There is some confusion about what problems there are with SHA-1.

But doing as you suggest, you are just adding massively to that
confusion, depicting SHA-1 as being universally bad.


My memory was, that NIST's recommendation was to no longer
issue certs with sha-1 as a signature algorithm after 2010.


I don't know what you mean by "disabling SHA-1", but most software
is likely to not have such a configuration settings -- and those
software that does is likely to no longer interoperate securely
with others if SHA-1 would be universally disabled.

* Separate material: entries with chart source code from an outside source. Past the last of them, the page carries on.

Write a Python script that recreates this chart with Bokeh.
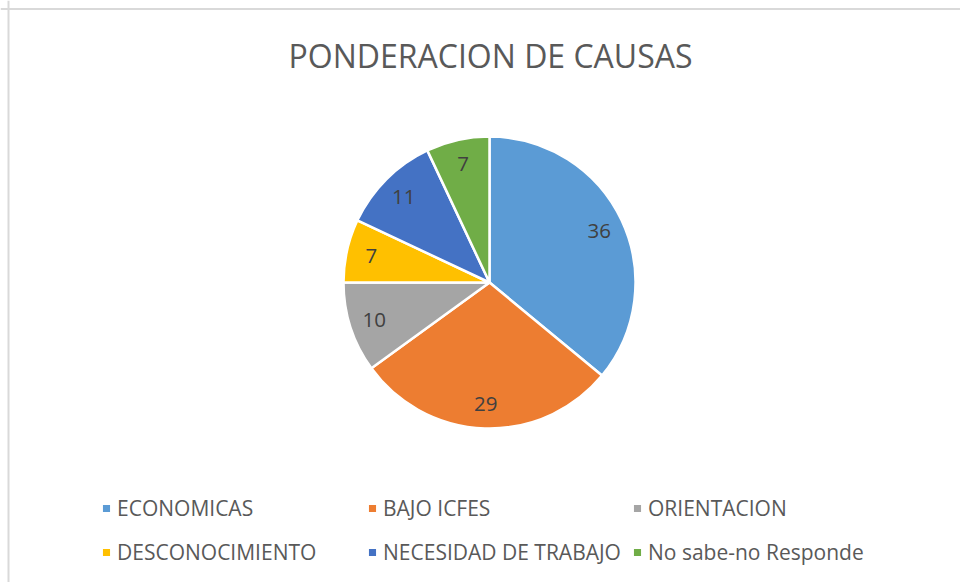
import numpy as np
from bokeh.plotting import figure
from bokeh.models import ColumnDataSource, Legend, LegendItem, Span
from bokeh.core.properties import value
from bokeh.embed import file_html
from bokeh.resources import INLINE

# ---- data ----
categories = ["ECONOMICAS", "BAJO ICFES", "ORIENTACION", "DESCONOCIMIENTO",
              "NECESIDAD DE TRABAJO", "No sabe-no Responde"]
values = [36, 29, 10, 7, 11, 7]
colors = ["#5B9BD5", "#ED7D31", "#A5A5A5", "#FFC000", "#4472C4", "#70AD47"]
title_text = "PONDERACION DE CAUSAS"

# ---- layout ----
W, H = 960, 582
cx, cy, R = 489, 300, 146
FONT = "Open Sans"

vals = np.array(values, dtype=float)
frac = vals / vals.sum()
cum = np.concatenate([[0.0], np.cumsum(frac)])
start = np.pi / 2 - cum[1:] * 2 * np.pi
end = np.pi / 2 - cum[:-1] * 2 * np.pi
mid = (start + end) / 2

src = ColumnDataSource(dict(
    cat=categories, val=values, color=colors, start=start, end=end,
    lx=cx + 0.83 * R * np.cos(mid), ly=cy + 0.83 * R * np.sin(mid),
    lab=[str(v) for v in values],
))

p = figure(width=W, height=H, x_range=(0, W), y_range=(0, H), min_border=0,
           output_backend="svg", toolbar_location=None, tools="",
           x_axis_location=None, y_axis_location=None)
p.grid.visible = False
p.outline_line_color = None
p.background_fill_color = "white"
p.border_fill_color = "white"

r = p.wedge(x=cx, y=cy, radius=R, radius_units="screen",
            start_angle="start", end_angle="end", direction="anticlock",
            fill_color="color", line_color="white", line_width=2.5, source=src)

p.text(x="lx", y="ly", text="lab", source=src, text_font=value(FONT),
       text_font_size="20.5px", text_color="#404040",
       text_align="center", text_baseline="middle")

p.text(x=[490], y=[527], text=[title_text], text_font=value(FONT),
       text_font_size="32px", text_color="#595959",
       text_align="center", text_baseline="alphabetic")

col_x = [100, 366, 631]
for c in range(3):
    items = [LegendItem(label=categories[i], renderers=[r], index=i) for i in (c, c + 3)]
    legend = Legend(items=items, location=(col_x[c], 16),
                    glyph_width=12, glyph_height=12, label_standoff=5, spacing=16,
                    padding=0, margin=0, border_line_alpha=0, background_fill_alpha=0,
                    label_text_font=FONT, label_text_font_size="21px",
                    label_text_color="#595959")
    p.add_layout(legend)

p.add_layout(Span(location=8, dimension="height", line_color="#d9d9d9", line_width=2))
p.add_layout(Span(location=H - 8.5, dimension="width", line_color="#d9d9d9", line_width=2))

open("out.html", "w").write(file_html(p, INLINE))
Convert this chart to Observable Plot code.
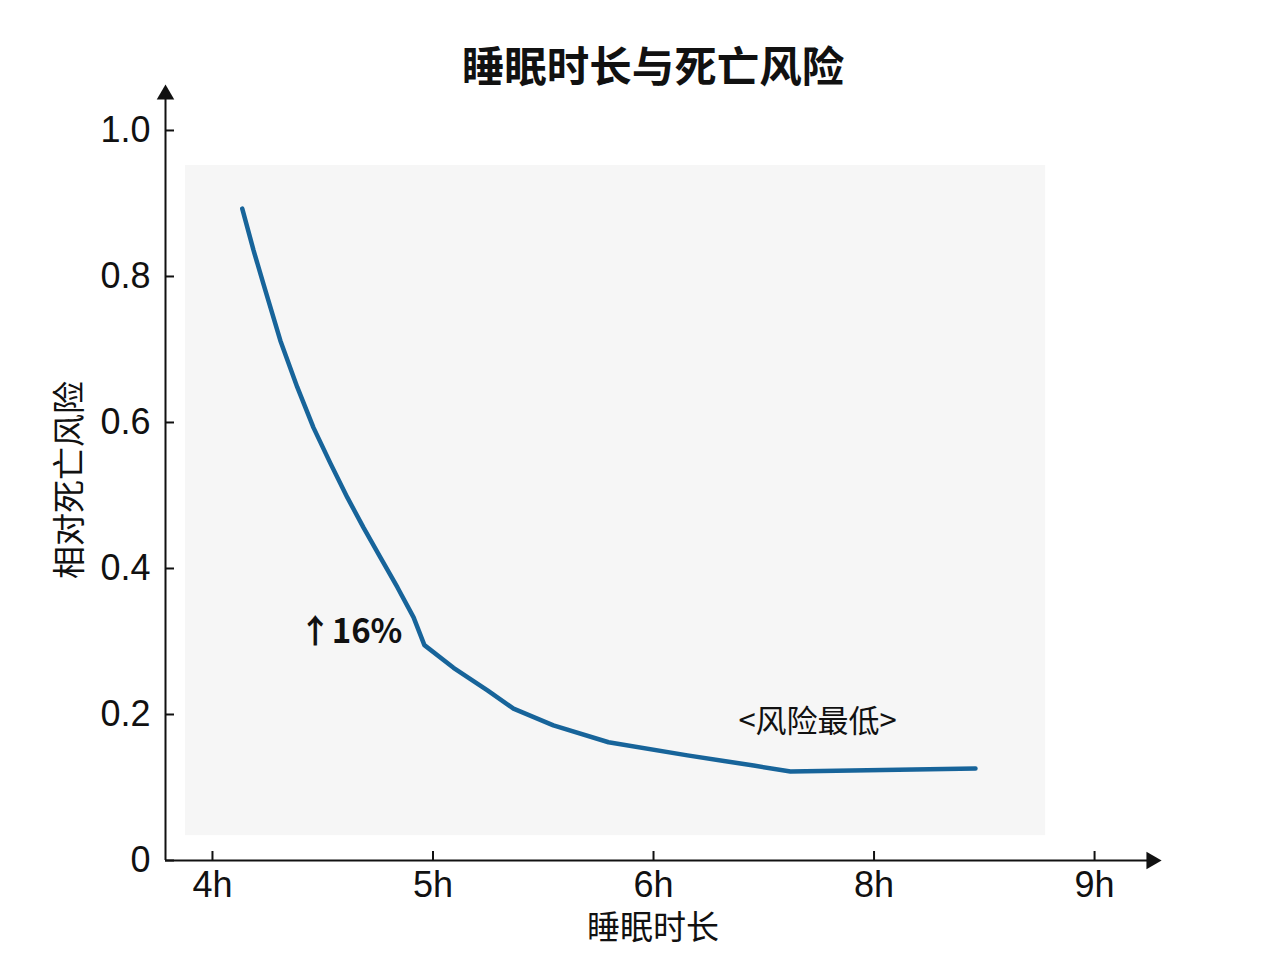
<!DOCTYPE html>
<html>
<head>
<meta charset="utf-8">
<script src="https://cdn.jsdelivr.net/npm/d3@7"></script>
<script src="https://cdn.jsdelivr.net/npm/@observablehq/plot@0.6"></script>
<style>
  html, body { margin: 0; padding: 0; background: #ffffff; }
  #chart svg { display: block; }
</style>
</head>
<body>
<div id="chart"></div>
<script>
// Tick positions on the x axis (evenly spaced) and their labels
const xTickPos = [4, 5, 6, 7, 8];
const xTickLabels = ["4h", "5h", "6h", "8h", "9h"];
const yTicks = [0, 0.2, 0.4, 0.6, 0.8, 1.0];
const yTickLabels = ["0", "0.2", "0.4", "0.6", "0.8", "1.0"];

// Curve (x in axis-position units, y relative risk)
const curveX = [4.135, 4.186, 4.231, 4.308, 4.385, 4.458, 4.535, 4.612, 4.685, 4.762, 4.839, 4.912, 4.961,
                5.093, 5.247, 5.365, 5.546, 5.796, 6.154, 6.454, 6.621, 7.460];
const curveY = [0.893, 0.836, 0.790, 0.712, 0.648, 0.593, 0.544, 0.497, 0.456, 0.415, 0.374, 0.333, 0.295,
                0.264, 0.233, 0.208, 0.185, 0.162, 0.144, 0.130, 0.122, 0.126];

// Annotations
const noteText = ["↑16%", "<风险最低>"];
const noteX = [4.626, 6.744];
const noteY = [0.312, 0.190];

// Shaded panel behind the curve
const panelX = [3.878, 7.778];
const panelY = [0.034, 0.952];

const xDomain = [3.787, 8.299];
const yDomain = [0, 1.0616];

const curve = curveX.map((x, i) => ({x, y: curveY[i]}));
const notes = noteText.map((t, i) => ({t, x: noteX[i], y: noteY[i]}));

const cjk = "'Noto Sans CJK SC', 'Noto Sans', sans-serif";
const latin = "'Liberation Sans', Arial, 'Noto Sans CJK SC', sans-serif";

const chart = Plot.plot({
  width: 1280,
  height: 960,
  marginLeft: 165,
  marginRight: 120,
  marginTop: 85,
  marginBottom: 100,
  style: {background: "#ffffff", fontFamily: latin, overflow: "visible"},
  x: {domain: xDomain, axis: null, label: null},
  y: {domain: yDomain, axis: null, label: null},
  marks: [
    Plot.rect([0], {x1: panelX[0], x2: panelX[1], y1: panelY[0], y2: panelY[1], fill: "#f6f6f6"}),
    // axes lines
    Plot.ruleY([0], {x1: xDomain[0], x2: xDomain[1] - 0.03, stroke: "#111", strokeWidth: 2}),
    Plot.ruleX([xDomain[0]], {y1: 0, y2: yDomain[1] - 0.015, stroke: "#111", strokeWidth: 2}),
    Plot.dot([0], {x: xDomain[1], y: 0, symbol: "triangle", r: 6.5, rotate: 90, dx: -9, fill: "#111", stroke: null}),
    Plot.dot([0], {x: xDomain[0], y: yDomain[1], symbol: "triangle", r: 6.5, dy: 9, fill: "#111", stroke: null}),
    // ticks and labels
    Plot.axisX({ticks: xTickPos, tickFormat: d => xTickLabels[xTickPos.indexOf(d)], tickSize: -9, label: null,
                tickPadding: 20, fontSize: 36, stroke: "#111", strokeWidth: 2, color: "#111"}),
    Plot.axisY({ticks: yTicks, tickFormat: d => yTickLabels[yTicks.indexOf(d)], tickSize: -9, label: null,
                tickPadding: 24, fontSize: 36, stroke: "#111", strokeWidth: 2, color: "#111"}),
    // curve
    Plot.line(curve, {x: "x", y: "y", stroke: "#17649a", strokeWidth: 4.5, strokeLinejoin: "round"}),
    // annotations
    Plot.text(notes.slice(0, 1), {x: "x", y: "y", text: "t", fontSize: 33, fontWeight: "bold",
                fontFamily: cjk, fill: "#111"}),
    Plot.text(notes.slice(1), {x: "x", y: "y", text: "t", fontSize: 31,
                fontFamily: cjk, fill: "#111"}),
    // title & axis labels
    Plot.text(["睡眠时长与死亡风险"], {frameAnchor: "top", dx: -10, dy: -17, fontSize: 42.5, fontWeight: "bold",
                fontFamily: cjk, fill: "#111", lineAnchor: "middle"}),
    Plot.text(["睡眠时长"], {frameAnchor: "bottom", dx: -10, dy: 68, fontSize: 33,
                fontFamily: cjk, fill: "#111", lineAnchor: "middle"}),
    Plot.text(["相对死亡风险"], {frameAnchor: "left", dx: -95, dy: 7, rotate: -90, fontSize: 33,
                fontFamily: cjk, fill: "#111", lineAnchor: "middle", textAnchor: "middle"})
  ]
});
document.getElementById("chart").appendChild(chart);
</script>
</body>
</html>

What you are asking for is a policy like this:

"We can no longer let you use HTTPS because it makes use of
 TLSv1.0 with contains the universally insecure SHA-1 algorithm.
 Please use HTTP URLs instead." 


> 
> 2. It doesn't make sense to require SHA-1 support to be added to 
> implementations that don't need SHA-1 for any other purpose. TLS 1.2 
> doesn't require SHA-1 for anything, so you can build a compliant and 
> useful implementation without SHA-1 support. There are technical 
> advantages to doing so. Obviously, this isn't practical for 
> general-purpose web browsers, but it is practical for many other uses.

You are mistaken.  SHA-1 is a MUST implement for TLSv1.2.

TLS uses a SHA-256 only PRF and provides cipher suites with SHA-256,
but limiting an implmentation to that subset of TLSv1.2 is only
an option for the consumer of the technology, not an option
for the implementor.

Limiting your application to allow only protocol version TLSv1.2
and only ciphersuites with SHA-256 hash and support of Certs
with signature algorithms using sha-256 is going to make your
application non-interoperable with 99,8% of the installed base
of TLS-enables apps.  And that situation is going to change
only at a fairly slow pace in the future.

So it could be that the particular isolated environment that
you are looking at might be happy with such a configuration,
but for the average consumer of this technology it just would not
make any sense. 

And mind you, for your isolated environment, you can certainly
implement and use the caching extension with SHA-256 only,
the proposal has the necessary protocol options.